Over the weekend I circulated a version of the classic market psychology "chart." You know the one that shows how all bull markets climax in euphoric "this time is different" emotional extremes -- and tears.



I wanted to know where active traders and investors thought we were in this cycle of crowd behavior. Thousands of people looked at the graphic and dozens responded with a healthy mix of everything from pre-Greed to post-Denial (I have to figure out how to attach a survey button right to the chart somehow to get more responses).

The graphic doesn't include all possibilities. It doesn't even have the word "euphoria." And most respondents were clearly confused by what "Return to 'normal'" meant (hint: it's Delusion part 2 where the crowd breathes a sigh of relief that the New Paradigm is still alive).

But this map is an eerily accurate window on what has repeatedly transpired in past bubbles. So let me know where you think we are and feel free to add your own amendments or exceptions.

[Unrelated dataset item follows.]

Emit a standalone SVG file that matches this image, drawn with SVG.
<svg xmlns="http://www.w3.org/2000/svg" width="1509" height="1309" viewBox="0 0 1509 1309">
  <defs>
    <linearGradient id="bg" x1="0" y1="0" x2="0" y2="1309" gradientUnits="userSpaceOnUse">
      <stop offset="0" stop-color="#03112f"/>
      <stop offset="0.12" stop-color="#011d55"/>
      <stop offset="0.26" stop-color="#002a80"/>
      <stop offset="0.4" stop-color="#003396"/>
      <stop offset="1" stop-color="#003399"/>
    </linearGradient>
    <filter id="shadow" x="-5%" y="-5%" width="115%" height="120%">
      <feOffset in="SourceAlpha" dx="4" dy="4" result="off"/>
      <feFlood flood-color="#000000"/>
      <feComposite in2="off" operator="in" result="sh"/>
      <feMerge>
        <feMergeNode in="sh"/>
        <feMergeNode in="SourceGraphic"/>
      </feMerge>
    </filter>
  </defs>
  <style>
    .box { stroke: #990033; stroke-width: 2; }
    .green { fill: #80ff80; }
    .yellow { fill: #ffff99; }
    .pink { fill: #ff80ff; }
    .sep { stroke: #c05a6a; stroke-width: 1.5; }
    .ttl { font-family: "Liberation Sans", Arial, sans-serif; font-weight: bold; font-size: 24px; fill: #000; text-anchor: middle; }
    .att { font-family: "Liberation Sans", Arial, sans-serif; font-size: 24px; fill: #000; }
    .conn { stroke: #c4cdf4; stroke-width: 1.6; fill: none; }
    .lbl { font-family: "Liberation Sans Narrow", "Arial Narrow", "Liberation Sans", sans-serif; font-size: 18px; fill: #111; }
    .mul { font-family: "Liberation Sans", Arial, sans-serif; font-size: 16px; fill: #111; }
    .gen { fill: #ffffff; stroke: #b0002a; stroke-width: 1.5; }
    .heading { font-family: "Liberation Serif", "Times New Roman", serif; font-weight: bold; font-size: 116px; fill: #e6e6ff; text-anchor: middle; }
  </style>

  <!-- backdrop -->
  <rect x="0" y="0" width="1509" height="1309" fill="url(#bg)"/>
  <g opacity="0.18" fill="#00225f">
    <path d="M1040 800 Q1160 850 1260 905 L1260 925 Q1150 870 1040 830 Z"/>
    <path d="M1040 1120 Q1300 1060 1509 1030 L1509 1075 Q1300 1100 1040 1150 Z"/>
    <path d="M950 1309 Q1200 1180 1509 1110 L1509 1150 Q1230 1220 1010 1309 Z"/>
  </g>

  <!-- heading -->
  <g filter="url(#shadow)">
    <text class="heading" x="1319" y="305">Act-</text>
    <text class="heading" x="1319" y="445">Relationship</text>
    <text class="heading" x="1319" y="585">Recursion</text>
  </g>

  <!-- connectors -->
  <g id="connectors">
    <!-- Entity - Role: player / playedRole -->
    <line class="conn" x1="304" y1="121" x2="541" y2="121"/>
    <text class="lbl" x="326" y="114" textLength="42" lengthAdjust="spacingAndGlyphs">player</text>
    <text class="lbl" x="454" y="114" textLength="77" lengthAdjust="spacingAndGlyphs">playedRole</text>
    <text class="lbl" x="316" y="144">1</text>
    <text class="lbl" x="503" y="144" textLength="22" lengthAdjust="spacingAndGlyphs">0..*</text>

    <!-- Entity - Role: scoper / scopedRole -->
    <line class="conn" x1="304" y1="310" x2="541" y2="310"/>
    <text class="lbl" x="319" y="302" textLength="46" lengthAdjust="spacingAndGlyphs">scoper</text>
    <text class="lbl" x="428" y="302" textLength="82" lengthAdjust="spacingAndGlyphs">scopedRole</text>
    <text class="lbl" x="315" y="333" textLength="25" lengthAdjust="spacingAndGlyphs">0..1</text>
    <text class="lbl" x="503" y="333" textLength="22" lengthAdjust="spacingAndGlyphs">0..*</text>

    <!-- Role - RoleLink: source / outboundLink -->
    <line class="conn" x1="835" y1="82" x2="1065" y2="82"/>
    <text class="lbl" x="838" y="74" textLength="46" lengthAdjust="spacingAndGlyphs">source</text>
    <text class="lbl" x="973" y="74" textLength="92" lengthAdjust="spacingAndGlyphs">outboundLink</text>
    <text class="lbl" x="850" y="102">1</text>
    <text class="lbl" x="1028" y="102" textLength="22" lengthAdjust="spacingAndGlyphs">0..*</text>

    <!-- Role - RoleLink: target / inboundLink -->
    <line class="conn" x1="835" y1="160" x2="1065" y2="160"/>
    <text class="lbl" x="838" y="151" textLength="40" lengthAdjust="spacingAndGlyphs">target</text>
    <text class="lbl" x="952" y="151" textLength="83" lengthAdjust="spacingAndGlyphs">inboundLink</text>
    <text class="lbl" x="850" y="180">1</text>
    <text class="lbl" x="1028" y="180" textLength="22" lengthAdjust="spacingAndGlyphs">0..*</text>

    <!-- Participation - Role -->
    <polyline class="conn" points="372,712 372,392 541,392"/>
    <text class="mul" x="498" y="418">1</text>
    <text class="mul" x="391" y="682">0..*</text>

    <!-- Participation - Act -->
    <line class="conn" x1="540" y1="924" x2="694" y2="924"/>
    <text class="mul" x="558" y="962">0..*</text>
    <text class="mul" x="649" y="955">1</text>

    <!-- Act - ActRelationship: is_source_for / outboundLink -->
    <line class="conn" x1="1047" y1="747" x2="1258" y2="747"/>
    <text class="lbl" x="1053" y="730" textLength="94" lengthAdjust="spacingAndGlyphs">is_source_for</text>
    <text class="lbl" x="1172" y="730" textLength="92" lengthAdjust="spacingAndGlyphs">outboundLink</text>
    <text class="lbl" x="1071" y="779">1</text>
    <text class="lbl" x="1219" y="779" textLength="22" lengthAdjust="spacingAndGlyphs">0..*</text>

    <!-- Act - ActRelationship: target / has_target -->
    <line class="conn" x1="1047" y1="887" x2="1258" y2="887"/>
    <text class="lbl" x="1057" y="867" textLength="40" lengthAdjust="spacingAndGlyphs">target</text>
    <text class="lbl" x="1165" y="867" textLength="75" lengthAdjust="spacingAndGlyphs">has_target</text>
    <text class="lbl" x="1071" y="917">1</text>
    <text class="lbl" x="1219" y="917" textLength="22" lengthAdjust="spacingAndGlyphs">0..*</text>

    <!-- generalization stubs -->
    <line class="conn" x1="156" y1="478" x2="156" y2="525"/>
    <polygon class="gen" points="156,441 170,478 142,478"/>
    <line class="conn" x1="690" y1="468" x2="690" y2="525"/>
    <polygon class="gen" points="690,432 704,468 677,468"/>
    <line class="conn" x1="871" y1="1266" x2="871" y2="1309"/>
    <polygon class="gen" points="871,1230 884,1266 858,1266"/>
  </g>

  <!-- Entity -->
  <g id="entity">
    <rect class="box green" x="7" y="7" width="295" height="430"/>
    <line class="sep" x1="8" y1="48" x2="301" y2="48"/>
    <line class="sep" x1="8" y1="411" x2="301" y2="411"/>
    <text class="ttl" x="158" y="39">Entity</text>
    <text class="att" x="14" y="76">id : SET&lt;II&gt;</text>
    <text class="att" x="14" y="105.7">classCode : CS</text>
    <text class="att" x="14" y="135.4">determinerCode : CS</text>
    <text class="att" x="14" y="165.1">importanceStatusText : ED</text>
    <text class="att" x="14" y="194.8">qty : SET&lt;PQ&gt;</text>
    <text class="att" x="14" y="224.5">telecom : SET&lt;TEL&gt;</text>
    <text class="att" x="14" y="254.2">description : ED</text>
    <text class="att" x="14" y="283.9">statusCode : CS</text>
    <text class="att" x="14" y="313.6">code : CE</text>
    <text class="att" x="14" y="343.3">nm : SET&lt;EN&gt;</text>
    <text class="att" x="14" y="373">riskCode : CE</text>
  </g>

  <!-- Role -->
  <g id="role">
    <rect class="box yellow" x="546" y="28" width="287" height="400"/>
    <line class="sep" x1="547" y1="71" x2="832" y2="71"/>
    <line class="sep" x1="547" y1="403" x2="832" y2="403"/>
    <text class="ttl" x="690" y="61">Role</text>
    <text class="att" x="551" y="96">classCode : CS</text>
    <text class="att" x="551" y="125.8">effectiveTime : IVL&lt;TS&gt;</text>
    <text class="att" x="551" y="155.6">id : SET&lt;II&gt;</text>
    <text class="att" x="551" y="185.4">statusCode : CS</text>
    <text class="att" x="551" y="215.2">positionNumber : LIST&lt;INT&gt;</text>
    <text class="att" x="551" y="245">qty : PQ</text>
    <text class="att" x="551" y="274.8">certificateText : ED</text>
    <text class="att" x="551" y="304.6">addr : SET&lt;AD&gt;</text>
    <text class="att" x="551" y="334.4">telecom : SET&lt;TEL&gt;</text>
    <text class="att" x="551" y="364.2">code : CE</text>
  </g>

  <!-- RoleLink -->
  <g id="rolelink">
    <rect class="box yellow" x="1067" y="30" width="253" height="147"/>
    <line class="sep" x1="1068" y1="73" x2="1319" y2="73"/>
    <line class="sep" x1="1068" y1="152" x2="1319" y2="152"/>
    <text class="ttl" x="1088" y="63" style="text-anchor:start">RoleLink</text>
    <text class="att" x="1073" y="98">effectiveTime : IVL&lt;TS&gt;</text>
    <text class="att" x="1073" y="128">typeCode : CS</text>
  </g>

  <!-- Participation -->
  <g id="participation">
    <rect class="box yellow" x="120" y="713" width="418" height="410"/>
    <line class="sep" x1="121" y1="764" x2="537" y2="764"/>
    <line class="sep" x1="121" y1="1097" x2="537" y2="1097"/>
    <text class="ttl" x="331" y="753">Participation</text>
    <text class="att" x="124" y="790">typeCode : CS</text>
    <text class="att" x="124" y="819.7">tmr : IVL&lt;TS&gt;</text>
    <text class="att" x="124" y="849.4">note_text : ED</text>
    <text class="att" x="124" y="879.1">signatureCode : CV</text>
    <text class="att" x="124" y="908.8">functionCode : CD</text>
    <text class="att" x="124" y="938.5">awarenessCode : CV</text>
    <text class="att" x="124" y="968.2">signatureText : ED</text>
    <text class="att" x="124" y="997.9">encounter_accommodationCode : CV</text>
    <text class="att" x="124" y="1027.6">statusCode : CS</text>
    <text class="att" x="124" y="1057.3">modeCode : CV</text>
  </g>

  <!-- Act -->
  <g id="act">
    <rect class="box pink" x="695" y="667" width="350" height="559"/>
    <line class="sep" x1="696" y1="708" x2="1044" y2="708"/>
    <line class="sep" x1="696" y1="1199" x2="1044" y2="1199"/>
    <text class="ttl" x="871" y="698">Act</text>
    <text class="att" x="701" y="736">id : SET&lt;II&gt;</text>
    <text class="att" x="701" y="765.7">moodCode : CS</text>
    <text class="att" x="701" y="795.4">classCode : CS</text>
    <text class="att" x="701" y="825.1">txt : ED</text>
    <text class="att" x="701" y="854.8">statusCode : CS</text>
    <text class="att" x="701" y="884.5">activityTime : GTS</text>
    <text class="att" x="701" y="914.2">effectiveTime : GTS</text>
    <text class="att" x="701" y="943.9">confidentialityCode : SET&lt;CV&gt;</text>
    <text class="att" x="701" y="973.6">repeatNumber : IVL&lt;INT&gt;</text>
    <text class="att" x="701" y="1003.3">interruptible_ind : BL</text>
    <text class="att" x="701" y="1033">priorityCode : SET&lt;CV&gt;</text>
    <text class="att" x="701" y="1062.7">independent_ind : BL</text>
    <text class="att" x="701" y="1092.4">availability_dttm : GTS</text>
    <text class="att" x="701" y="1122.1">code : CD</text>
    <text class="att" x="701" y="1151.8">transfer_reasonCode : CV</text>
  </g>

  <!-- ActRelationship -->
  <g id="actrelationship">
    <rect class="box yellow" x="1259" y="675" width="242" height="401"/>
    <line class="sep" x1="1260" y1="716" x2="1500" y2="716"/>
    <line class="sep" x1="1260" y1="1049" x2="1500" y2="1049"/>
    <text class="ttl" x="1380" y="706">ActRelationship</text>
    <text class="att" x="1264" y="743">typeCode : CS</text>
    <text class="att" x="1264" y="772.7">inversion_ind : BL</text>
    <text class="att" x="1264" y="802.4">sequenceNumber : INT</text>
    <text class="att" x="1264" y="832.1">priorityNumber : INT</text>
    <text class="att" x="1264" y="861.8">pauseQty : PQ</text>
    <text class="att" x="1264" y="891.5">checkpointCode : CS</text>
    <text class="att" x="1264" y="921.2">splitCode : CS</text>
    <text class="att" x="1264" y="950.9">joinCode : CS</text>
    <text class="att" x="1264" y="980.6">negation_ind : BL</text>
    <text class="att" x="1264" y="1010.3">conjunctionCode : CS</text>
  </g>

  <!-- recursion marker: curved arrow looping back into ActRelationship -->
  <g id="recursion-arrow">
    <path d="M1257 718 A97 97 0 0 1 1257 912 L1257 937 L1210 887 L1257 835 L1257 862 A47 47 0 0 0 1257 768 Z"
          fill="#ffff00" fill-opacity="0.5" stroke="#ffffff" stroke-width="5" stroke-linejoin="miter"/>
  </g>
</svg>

I'll tell you what I think right now: I think we are entering a Greed phase and we are not yet to Delusion or New Paradigm euphoria. In short, I think the S&P will spend a lot more time near 2000 and above than 1600 and below over the next 2+ years.

This view is also based on my belief that the Secular Bear Market is over (13 years was enough and it doesn't have to be 17) and that the move above S&P 1600 will find support there barring a recession.

One more important point about the crowd: some folks I discussed this with had already thought about it quite a bit as they favor the "behavioral" aspects of markets as much as the fundamental. One theme was that this time could be different in terms of the way the bubble peaks and ends.

In short, the classic idea that the retail investor rushes in at the end may not be the force it has been in the past. Here's how I summed it up in one exchange with a Zacks Ultimate member who saw an early exit from the bubble as Boomers opted out...


I agree about Boomers hanging on to their savings and not risking it all in their twilight years. In that sense, the demographics are against the typical euphoric top because the biggest and wealthiest cohort is saying "Never again!"

Looking forward to your ideas about the trickiest part of valuation -- figuring out what the better investor (or greater fool) will pay.